◆ **WHAT YOU HAVE TO DO**
From the records below, extract all the text exactly and leave the images behind.

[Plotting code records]
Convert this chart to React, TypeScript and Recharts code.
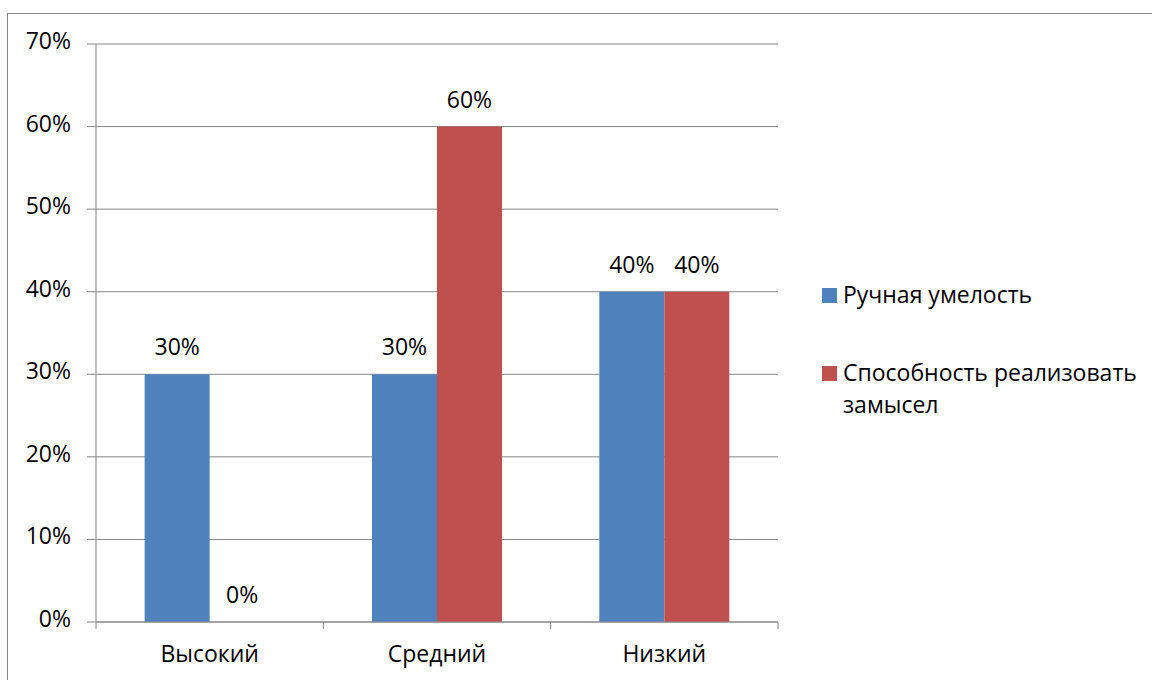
import React from 'react';
import { BarChart, Bar, XAxis, YAxis, CartesianGrid, LabelList, Legend } from 'recharts';

const categories = ['Высокий', 'Средний', 'Низкий'];
const manualSkill = [30, 30, 40];
const realizeIdea = [0, 60, 40];
const yTicks = [0, 10, 20, 30, 40, 50, 60, 70];
const seriesNames = ['Ручная умелость', 'Способность реализовать замысел'];
const seriesColors = ['#4F81BD', '#C0504D'];

const data = categories.map((c, i) => ({ name: c, a: manualSkill[i], b: realizeIdea[i] }));

const W = 1152;
const H = 680;
const M = { top: 44, right: 374, left: 0, bottom: 0 };
const Y_W = 96;
const X_H = 58;
const BAND = (W - Y_W - M.right) / categories.length;
const FONT = '"Open Sans", sans-serif';
const FS = 23;
const GRAY = '#868686';

const XTick = (props: any) => {
  const { x, y, payload, index } = props;
  const last = index === categories.length - 1;
  return (
    <g>
      <line x1={x - BAND / 2} x2={x - BAND / 2} y1={y} y2={y + 7} stroke={GRAY} strokeWidth={1} />
      {last && <line x1={x + BAND / 2} x2={x + BAND / 2} y1={y} y2={y + 7} stroke={GRAY} strokeWidth={1} />}
      <text x={x} y={y + 40} textAnchor="middle" fill="#000" fontSize={FS} fontFamily={FONT}>
        {payload.value}
      </text>
    </g>
  );
};

const YTick = (props: any) => {
  const { x, y, payload } = props;
  return (
    <text x={x} y={y} dy={5} textAnchor="end" fill="#000" fontSize={FS} fontFamily={FONT}>
      {`${payload.value}%`}
    </text>
  );
};

const LegendContent = () => (
  <div style={{ fontFamily: FONT, fontSize: FS, lineHeight: '32px', color: '#000', width: 330 }}>
    {seriesNames.map((n, i) => (
      <div key={n} style={{ display: 'flex', alignItems: 'flex-start', marginBottom: i === 0 ? 46 : 0 }}>
        <div style={{ width: 15, height: 15, background: seriesColors[i], marginTop: 9.5, marginRight: 6, flexShrink: 0 }} />
        <div style={{ width: 305 }}>{n}</div>
      </div>
    ))}
  </div>
);

export default function App() {
  return (
    <div style={{ position: 'fixed', left: 0, top: 0, width: W, height: H, overflow: 'hidden', background: '#fff' }}>
      <div style={{ position: 'absolute', left: 7, top: 13, width: 1300, height: 800, border: '1.5px solid #888', boxSizing: 'border-box' }} />
      <div style={{ position: 'absolute', left: 0, top: 0 }}>
        <BarChart width={W} height={H} data={data} margin={M} barCategoryGap="21.4%" barGap={0}>
          <CartesianGrid horizontal vertical={false} stroke={GRAY} strokeWidth={1} />
          <XAxis
            dataKey="name"
            height={X_H}
            axisLine={{ stroke: GRAY }}
            tickLine={false}
            tickSize={0}
            tickMargin={0}
            tick={<XTick />}
            interval={0}
          />
          <YAxis
            width={Y_W}
            domain={[0, 70]}
            ticks={yTicks}
            interval={0}
            axisLine={{ stroke: GRAY }}
            tickLine={{ stroke: GRAY }}
            tickSize={9}
            tickMargin={16}
            tick={<YTick />}
          />
          <Legend
            layout="horizontal"
            verticalAlign="middle"
            align="right"
            content={<LegendContent />}
            wrapperStyle={{ left: 822, top: 278, width: 0, height: 0, overflow: 'visible' }}
          />
          <Bar dataKey="a" name={seriesNames[0]} fill={seriesColors[0]} isAnimationActive={false}>
            <LabelList dataKey="a" position="top" offset={19} formatter={(v: any) => `${v}%`} fill="#000" fontSize={FS} fontFamily={FONT} />
          </Bar>
          <Bar dataKey="b" name={seriesNames[1]} fill={seriesColors[1]} minPointSize={0.01} isAnimationActive={false}>
            <LabelList dataKey="b" position="top" offset={19} formatter={(v: any) => `${v}%`} fill="#000" fontSize={FS} fontFamily={FONT} />
          </Bar>
        </BarChart>
      </div>
    </div>
  );
}
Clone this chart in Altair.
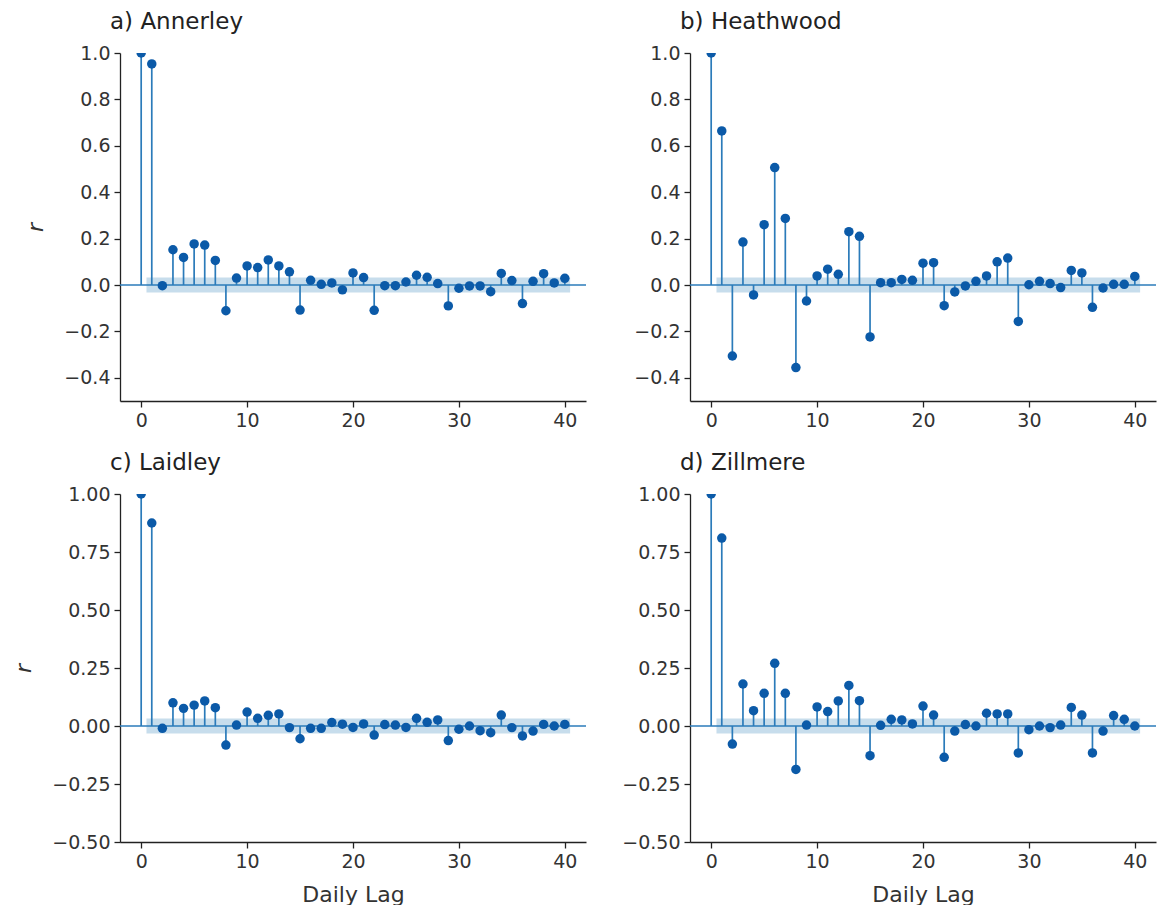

◆ **RESULT FOR THIS EXERCISE**
Convert this chart to React, TypeScript and Recharts code.
import React from 'react';
import { BarChart, Bar, XAxis, YAxis, CartesianGrid, LabelList, Legend } from 'recharts';

const categories = ['Высокий', 'Средний', 'Низкий'];
const manualSkill = [30, 30, 40];
const realizeIdea = [0, 60, 40];
const yTicks = [0, 10, 20, 30, 40, 50, 60, 70];
const seriesNames = ['Ручная умелость', 'Способность реализовать замысел'];
const seriesColors = ['#4F81BD', '#C0504D'];

const data = categories.map((c, i) => ({ name: c, a: manualSkill[i], b: realizeIdea[i] }));

const W = 1152;
const H = 680;
const M = { top: 44, right: 374, left: 0, bottom: 0 };
const Y_W = 96;
const X_H = 58;
const BAND = (W - Y_W - M.right) / categories.length;
const FONT = '"Open Sans", sans-serif';
const FS = 23;
const GRAY = '#868686';

const XTick = (props: any) => {
  const { x, y, payload, index } = props;
  const last = index === categories.length - 1;
  return (
    <g>
      <line x1={x - BAND / 2} x2={x - BAND / 2} y1={y} y2={y + 7} stroke={GRAY} strokeWidth={1} />
      {last && <line x1={x + BAND / 2} x2={x + BAND / 2} y1={y} y2={y + 7} stroke={GRAY} strokeWidth={1} />}
      <text x={x} y={y + 40} textAnchor="middle" fill="#000" fontSize={FS} fontFamily={FONT}>
        {payload.value}
      </text>
    </g>
  );
};

const YTick = (props: any) => {
  const { x, y, payload } = props;
  return (
    <text x={x} y={y} dy={5} textAnchor="end" fill="#000" fontSize={FS} fontFamily={FONT}>
      {`${payload.value}%`}
    </text>
  );
};

const LegendContent = () => (
  <div style={{ fontFamily: FONT, fontSize: FS, lineHeight: '32px', color: '#000', width: 330 }}>
    {seriesNames.map((n, i) => (
      <div key={n} style={{ display: 'flex', alignItems: 'flex-start', marginBottom: i === 0 ? 46 : 0 }}>
        <div style={{ width: 15, height: 15, background: seriesColors[i], marginTop: 9.5, marginRight: 6, flexShrink: 0 }} />
        <div style={{ width: 305 }}>{n}</div>
      </div>
    ))}
  </div>
);

export default function App() {
  return (
    <div style={{ position: 'fixed', left: 0, top: 0, width: W, height: H, overflow: 'hidden', background: '#fff' }}>
      <div style={{ position: 'absolute', left: 7, top: 13, width: 1300, height: 800, border: '1.5px solid #888', boxSizing: 'border-box' }} />
      <div style={{ position: 'absolute', left: 0, top: 0 }}>
        <BarChart width={W} height={H} data={data} margin={M} barCategoryGap="21.4%" barGap={0}>
          <CartesianGrid horizontal vertical={false} stroke={GRAY} strokeWidth={1} />
          <XAxis
            dataKey="name"
            height={X_H}
            axisLine={{ stroke: GRAY }}
            tickLine={false}
            tickSize={0}
            tickMargin={0}
            tick={<XTick />}
            interval={0}
          />
          <YAxis
            width={Y_W}
            domain={[0, 70]}
            ticks={yTicks}
            interval={0}
            axisLine={{ stroke: GRAY }}
            tickLine={{ stroke: GRAY }}
            tickSize={9}
            tickMargin={16}
            tick={<YTick />}
          />
          <Legend
            layout="horizontal"
            verticalAlign="middle"
            align="right"
            content={<LegendContent />}
            wrapperStyle={{ left: 822, top: 278, width: 0, height: 0, overflow: 'visible' }}
          />
          <Bar dataKey="a" name={seriesNames[0]} fill={seriesColors[0]} isAnimationActive={false}>
            <LabelList dataKey="a" position="top" offset={19} formatter={(v: any) => `${v}%`} fill="#000" fontSize={FS} fontFamily={FONT} />
          </Bar>
          <Bar dataKey="b" name={seriesNames[1]} fill={seriesColors[1]} minPointSize={0.01} isAnimationActive={false}>
            <LabelList dataKey="b" position="top" offset={19} formatter={(v: any) => `${v}%`} fill="#000" fontSize={FS} fontFamily={FONT} />
          </Bar>
        </BarChart>
      </div>
    </div>
  );
}
Clone this chart in Altair.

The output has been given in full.